## What is expected
Retype exactly what runs from the first line of the data to the line with "const fmt = (v: number)", keeping both of those lines and skipping pictures.

## Collected material
## Begin
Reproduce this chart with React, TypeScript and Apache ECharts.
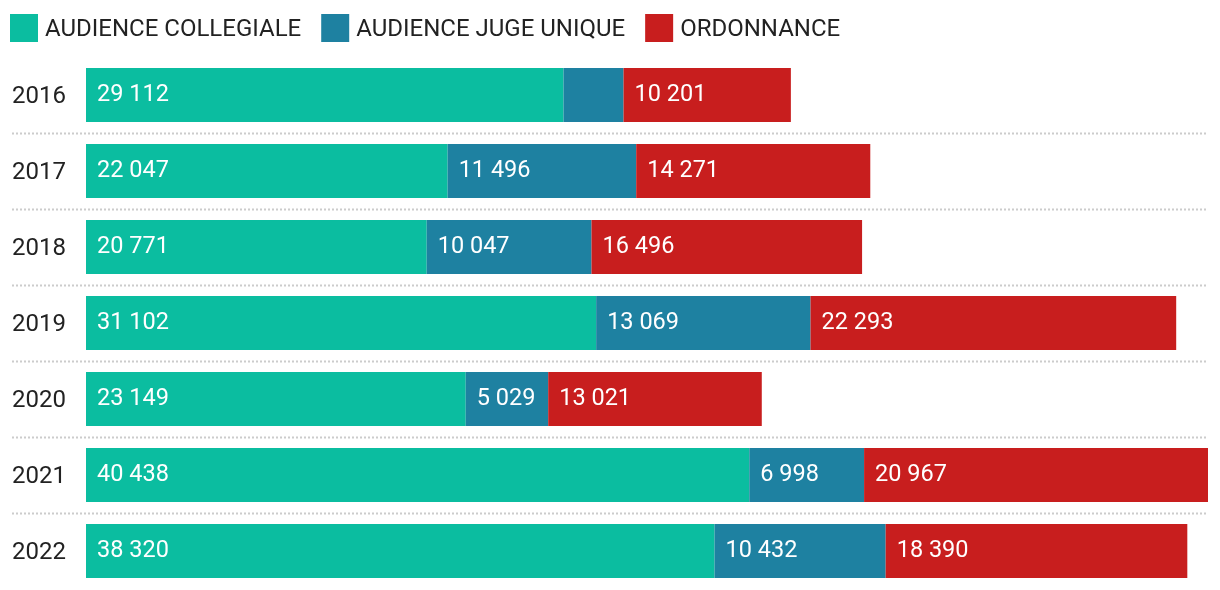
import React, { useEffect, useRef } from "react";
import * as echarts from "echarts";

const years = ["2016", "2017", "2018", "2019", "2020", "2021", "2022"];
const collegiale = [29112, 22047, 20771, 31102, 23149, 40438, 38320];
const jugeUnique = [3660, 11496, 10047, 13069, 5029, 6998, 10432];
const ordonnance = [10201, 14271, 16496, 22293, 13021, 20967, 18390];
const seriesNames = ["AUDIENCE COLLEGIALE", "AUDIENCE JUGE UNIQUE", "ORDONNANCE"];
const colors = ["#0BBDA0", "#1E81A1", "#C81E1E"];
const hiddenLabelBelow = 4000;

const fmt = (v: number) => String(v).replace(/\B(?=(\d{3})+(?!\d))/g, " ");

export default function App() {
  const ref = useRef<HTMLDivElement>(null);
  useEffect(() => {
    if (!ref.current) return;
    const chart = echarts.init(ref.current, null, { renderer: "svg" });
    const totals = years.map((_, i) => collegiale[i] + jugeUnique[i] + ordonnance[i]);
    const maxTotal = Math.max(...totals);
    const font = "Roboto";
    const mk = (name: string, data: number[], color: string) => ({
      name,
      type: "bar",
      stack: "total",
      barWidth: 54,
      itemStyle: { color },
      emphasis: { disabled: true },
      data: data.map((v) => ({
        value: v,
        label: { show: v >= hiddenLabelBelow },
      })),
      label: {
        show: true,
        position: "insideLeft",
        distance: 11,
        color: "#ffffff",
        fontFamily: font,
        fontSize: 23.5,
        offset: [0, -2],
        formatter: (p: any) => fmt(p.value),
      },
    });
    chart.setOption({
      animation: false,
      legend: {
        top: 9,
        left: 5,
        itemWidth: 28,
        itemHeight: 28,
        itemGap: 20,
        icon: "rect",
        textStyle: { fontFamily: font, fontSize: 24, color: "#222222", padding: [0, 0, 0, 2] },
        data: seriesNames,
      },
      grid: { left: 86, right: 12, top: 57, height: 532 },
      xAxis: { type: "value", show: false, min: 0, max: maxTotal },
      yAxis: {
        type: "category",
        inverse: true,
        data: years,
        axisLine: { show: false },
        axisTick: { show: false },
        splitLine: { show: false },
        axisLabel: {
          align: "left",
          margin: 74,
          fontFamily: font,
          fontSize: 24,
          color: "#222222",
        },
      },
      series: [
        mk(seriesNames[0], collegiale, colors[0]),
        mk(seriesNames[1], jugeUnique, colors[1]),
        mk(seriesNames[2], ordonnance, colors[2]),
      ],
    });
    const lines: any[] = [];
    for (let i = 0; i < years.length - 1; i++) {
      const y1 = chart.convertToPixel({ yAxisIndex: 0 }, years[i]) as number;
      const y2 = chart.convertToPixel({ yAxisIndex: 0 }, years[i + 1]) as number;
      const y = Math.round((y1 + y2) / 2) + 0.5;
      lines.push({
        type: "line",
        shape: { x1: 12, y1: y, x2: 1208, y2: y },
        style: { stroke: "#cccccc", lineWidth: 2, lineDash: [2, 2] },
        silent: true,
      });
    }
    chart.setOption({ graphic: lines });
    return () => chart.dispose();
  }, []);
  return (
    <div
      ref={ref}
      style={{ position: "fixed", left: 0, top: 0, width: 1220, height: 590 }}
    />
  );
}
## End
## Answer to the task
Reproduce this chart with React, TypeScript and Apache ECharts.
import React, { useEffect, useRef } from "react";
import * as echarts from "echarts";

const years = ["2016", "2017", "2018", "2019", "2020", "2021", "2022"];
const collegiale = [29112, 22047, 20771, 31102, 23149, 40438, 38320];
const jugeUnique = [3660, 11496, 10047, 13069, 5029, 6998, 10432];
const ordonnance = [10201, 14271, 16496, 22293, 13021, 20967, 18390];
const seriesNames = ["AUDIENCE COLLEGIALE", "AUDIENCE JUGE UNIQUE", "ORDONNANCE"];
const colors = ["#0BBDA0", "#1E81A1", "#C81E1E"];
const hiddenLabelBelow = 4000;

const fmt = (v: number) => String(v).replace(/\B(?=(\d{3})+(?!\d))/g, " ");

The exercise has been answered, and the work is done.